The number of submissions and accepted presentations is consistent with numbers observed in previous years while the sponsorship is higher than in previous years. All indicators point to a field that is striving while continuing to mature.

The organizing committee was outstanding: the chairs of each individual area have acted with high professionalism while fearlessly validating and testing new concepts and ideas. This has resulted in many innovations, from local organization to program structure, to publication approach. Our intention is to collect feedback from the conference participants in order to provide data grounded recommendations for future conferences.

We could have not got this far without the continuous guidance of the ACL Executive Committee, in particular Dragomir Radev and Priscilla Rasmussen, who bring to the table tremendous amounts of institutional knowledge and know-how. We are extremely grateful to them and everyone else who helped make ACL’2014 possible.

The rest of this report highlights only the main innovations and recommendations for future conference organizers. The reports of the individual chairs provide additional details, from challenges to recommendations, to innovations.

Main Innovations

  • We scheduled two large poster sessions on two evenings of the conference, to accommodate the large number of poster presentations and give participants more time to socialize.
  • Instead of a paid banquet, we will have a no-fee light social event. We hope this will provide a better avenue for socializing and sharing ideas.
  • The president’s talk will be given on the first morning of the conference. Since we choose our presidents based on their prominence in the field, we thought it would be wise to give them the opportunity to choose between a humorous presentation, typical of our tradition, a scholar presentation, or a combination of both.
  • We optimized the conference schedule based on feedback received from more than 300 conference participants. The response to our solicitation was tremendous.
  • We solicited nominations for outstanding reviewers and acknowledged them in the proceedings (around 14% of reviewers were acknowledged).
  • Created an XML version of the majority of the papers accepted for publication.

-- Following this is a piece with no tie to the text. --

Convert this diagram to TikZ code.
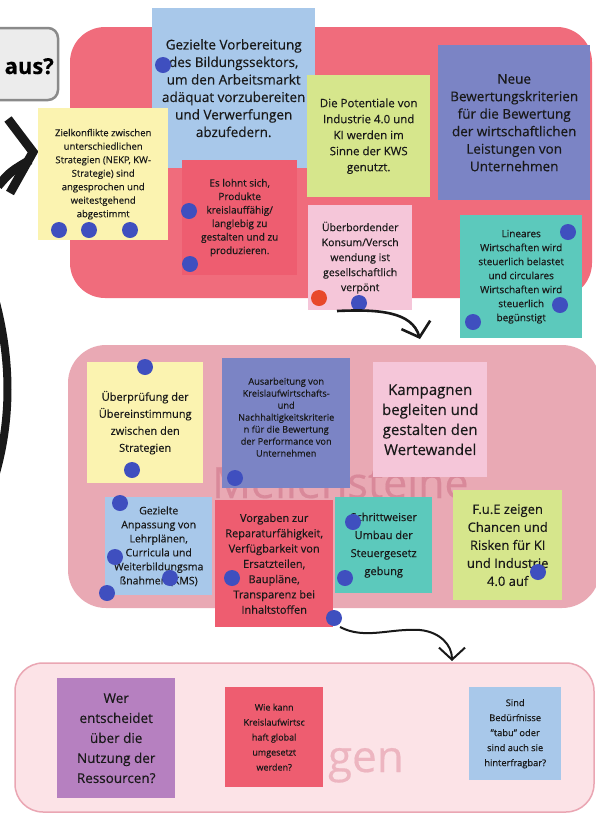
\documentclass[tikz,border=0pt]{standalone}
\usepackage{fontspec}
\setmainfont{Open Sans}[FakeBold=0.35]
\usetikzlibrary{arrows.meta}
\definecolor{topred}{HTML}{F06C7C}
\definecolor{midpink}{HTML}{E9A9B4}
\definecolor{botpink}{HTML}{FCE3E7}
\definecolor{botline}{HTML}{EAA6B3}
\definecolor{wmmid}{HTML}{D9899A}
\definecolor{wmbot}{HTML}{EDB5C0}
\definecolor{nblue}{HTML}{A8C8EA}
\definecolor{nyellow}{HTML}{FBF3B0}
\definecolor{nred}{HTML}{EE5D70}
\definecolor{nlime}{HTML}{D6E68C}
\definecolor{npurple}{HTML}{7B84C5}
\definecolor{npink}{HTML}{F5C6D9}
\definecolor{nteal}{HTML}{5CC9BC}
\definecolor{nviolet}{HTML}{B680C0}
\definecolor{dotblue}{HTML}{3F4FBF}
\definecolor{dotorange}{HTML}{E8492A}
\definecolor{greybox}{HTML}{ECECEC}
\definecolor{greyline}{HTML}{8A8A8A}
\begin{document}
\begin{tikzpicture}[x=1pt,y=-1pt,
  note/.style={rectangle, anchor=north west, inner sep=0pt, align=center, text=black!90},
  dot/.style={circle, fill=dotblue, minimum size=16pt, inner sep=0pt},
  odot/.style={circle, fill=dotorange, minimum size=16pt, inner sep=0pt},
  bigblack/.style={line width=9pt, black!90, line cap=butt},
  flow/.style={line width=2.6pt, black!90, -{Straight Barb[length=13pt,width=30pt,line width=2.6pt]}}]
\useasboundingbox (0,0) rectangle (596,815);
\fill[white] (0,0) rectangle (596,815);

% regions
\fill[topred, rounded corners=35pt] (70,27) rectangle (592,298);
\fill[midpink, rounded corners=38pt] (68,345) rectangle (600,608);
\draw[botline, fill=botpink, line width=1.5pt, rounded corners=28pt] (15,663) rectangle (594,812);

% watermarks
\node[anchor=base west, inner sep=0pt, text=wmmid, font=\fontsize{43}{43}\selectfont] (wm1) at (212,498) {Meilensteine};
\node[anchor=base east, inner sep=0pt, text=wmbot, font=\fontsize{44}{44}\selectfont] (wm2) at (404,772) {gen};

% top-left grey box and black strokes
\draw[greyline, fill=greybox, line width=2.5pt, rounded corners=10pt] (-20,28) rectangle (58,100);
\node[anchor=base east, inner sep=0pt, font=\bfseries\fontsize{22}{22}\selectfont] (aus) at (54,74) {aus?};
\draw[bigblack, line join=miter] (8,119) -- (33,152) -- (10,193);
\draw[bigblack] (-2,186) .. controls (10,172) .. (30,160);
\draw[line width=8pt, black!90] (-6,295) .. controls (12,360) and (12,420) .. (-6,480);

% top notes
\node[note, fill=nblue, minimum width=163pt, minimum height=160pt, font=\fontsize{13.5}{17.5}\selectfont] (n1) at (152,8)
  {Gezielte Vorbereitung\\des Bildungssektors,\\um den Arbeitsmarkt\\adäquat vorzubereiten\\und Verwerfungen\\abzufedern.};
\node[note, fill=nyellow, minimum width=130pt, minimum height=132pt, font=\fontsize{9.5}{13.5}\selectfont] (n2) at (38,108)
  {Zielkonflikte zwischen\\unterschiedlichen\\Strategien (NEKP, KW-\\Strategie) sind\\angesprochen und\\weitestgehend\\abgestimmt};
\node[note, fill=nred, minimum width=115pt, minimum height=115pt, font=\fontsize{10}{13.5}\selectfont] (n3) at (182,160)
  {Es lohnt sich,\\Produkte\\kreislauffähig/\\langlebig zu\\gestalten und zu\\produzieren.};
\node[note, fill=nlime, minimum width=123pt, minimum height=122pt, font=\fontsize{11.5}{16}\selectfont] (n4) at (307,75)
  {Die Potentiale von\\Industrie 4.0 und\\KI werden im\\Sinne der KWS\\genutzt.};
\node[note, fill=npurple, minimum width=152pt, minimum height=155pt, font=\fontsize{13.5}{17.5}\selectfont] (n5) at (438,45)
  {Neue\\Bewertungskriterien\\für die Bewertung\\der wirtschaftlichen\\Leistungen von\\Unternehmen};
\node[note, fill=npink, minimum width=104pt, minimum height=105pt, font=\fontsize{10.5}{15}\selectfont] (n6) at (308,205)
  {Überbordender\\Konsum/Versch\\wendung ist\\gesellschaftlich\\verpönt};
\node[note, fill=nteal, minimum width=122pt, minimum height=123pt, font=\fontsize{10}{14}\selectfont] (n7) at (460,215)
  {Lineares\\Wirtschaften wird\\steuerlich belastet\\und circulares\\Wirtschaften wird\\steuerlich\\begünstigt};

% top dots
\node[dot] (d1) at (163,65) {};
\node[dot] (d2) at (59,230) {};
\node[dot] (d3) at (89,230) {};
\node[dot] (d4) at (130,230) {};
\node[dot] (d5) at (189,211) {};
\node[dot] (d6) at (190,264) {};
\node[odot] (d7) at (319,298) {};
\node[dot] (d8) at (359,303) {};
\node[dot] (d9) at (568,232) {};
\node[dot] (d10) at (560,305) {};
\node[dot] (d11) at (473,322) {};

% middle notes
\node[note, fill=nyellow, minimum width=116pt, minimum height=121pt, font=\fontsize{11}{17}\selectfont] (m1) at (87,362)
  {Überprüfung der\\Übereinstimmung\\zwischen den\\Strategien};
\node[note, fill=npurple, minimum width=128pt, minimum height=118pt, font=\fontsize{9.2}{12}\selectfont] (m2) at (222,358)
  {Ausarbeitung von\\Kreislaufwirtschafts-\\und\\Nachhaltigkeitskriterie\\n für die Bewertung\\der Performance von\\Unternehmen};
\fill[npurple] (m2.south west) rectangle ([yshift=-12pt]m2.south east);
\node[note, fill=npink, minimum width=114pt, minimum height=115pt, font=\fontsize{15}{20}\selectfont] (m3) at (373,362)
  {Kampagnen\\begleiten und\\gestalten den\\Wertewandel};
\node[note, fill=nblue, minimum width=107pt, minimum height=98pt, font=\fontsize{10.5}{14}\selectfont] (m4) at (105,497)
  {Gezielte\\Anpassung von\\Lehrplänen,\\Curricula und\\Weiterbildungsma\\ßnahmen (KMS)};
\node[note, fill=nred, minimum width=118pt, minimum height=127pt, font=\fontsize{11}{15.3}\selectfont] (m5) at (215,500)
  {Vorgaben zur\\Reparaturfähigkeit,\\Verfügbarkeit von\\Ersatzteilen,\\Baupläne,\\Transparenz bei\\Inhaltstoffen};
\node[note, fill=nteal, minimum width=97pt, minimum height=96pt, font=\fontsize{11}{18}\selectfont] (m6) at (335,497)
  {Schrittweiser\\Umbau der\\Steuergesetz\\gebung};
\node[note, fill=nlime, minimum width=109pt, minimum height=110pt, font=\fontsize{13}{18}\selectfont] (m7) at (453,490)
  {F.u.E zeigen\\Chancen und\\Risken für KI\\und Industrie\\4.0 auf};

% middle dots
\node[dot] (e1) at (145,367) {};
\node[dot] (e2) at (132,470) {};
\node[dot] (e3) at (235,478) {};
\node[dot] (e4) at (120,503) {};
\node[dot] (e5) at (115,557) {};
\node[dot] (e6) at (107,593) {};
\node[dot] (e7) at (170,578) {};
\node[dot] (e8) at (232,578) {};
\node[dot] (e9) at (334,618) {};
\node[dot] (e10) at (353,522) {};
\node[dot] (e11) at (345,578) {};
\node[dot] (e12) at (538,572) {};

% bottom notes
\node[note, fill=nviolet, minimum width=118pt, minimum height=120pt, font=\fontsize{13.5}{20}\selectfont] (b1) at (57,678)
  {Wer\\entscheidet\\über die\\Nutzung der\\Ressourcen?};
\node[note, fill=nred, minimum width=98pt, minimum height=100pt, font=\fontsize{9}{15}\selectfont] (b2) at (225,687)
  {Wie kann\\Kreislaufwirtsc\\haft global\\umgesetzt\\werden?};
\node[note, fill=nblue, minimum width=92pt, minimum height=93pt, font=\fontsize{9.3}{15}\selectfont] (b3) at (469,687)
  {Sind\\Bedürfnisse\\"tabu" oder\\sind auch sie\\hinterfragbar?};

% connectors
\coordinate (a1s) at (337,311);
\coordinate (a1e) at (420,339);
\draw[flow] (a1s) .. controls (380,309) and (412,312) .. (a1e);
\coordinate (a2s) at (340,627);
\coordinate (a2e) at (452,661);
\draw[flow, line width=2pt, -{Straight Barb[length=12pt,width=26pt,line width=2pt]}] (a2s) .. controls (365,640) and (390,628) .. (420,630) .. controls (440,632) and (452,645) .. (a2e);
\end{tikzpicture}
\end{document}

This will enable machine-based access to our work and provide the foundation for better research on our own research.

Recommendations

Policies:

  • Clarify policy for self-published papers.
  • Enable persistence of reviewers and their assignment completion date in START.
  • Make explicit what chairs own the synchronization of the conference schedule with the papers associated with the schedule: the publication, program, or local chair?
  • Relax the copyright policy, which currently provisions for the transfer of the entire copyright away from the authors (see the recommendations made by the Publication Chairs).

Processes:

  • Ensure early creation within START of initial websites for the workshops with their admin users and basic information.
  • Expand Student Workshop to undergraduate students we want to attract to do graduate work in our field.

Tools:

  • Collaborate with START to integrate Mark Dredze’s reviewer management tool into START.
  • Create additional scripts for streamlining the reviewing/publication process (checking non-anonymity and formatting; enabling merging of schedules and metadata; etc.)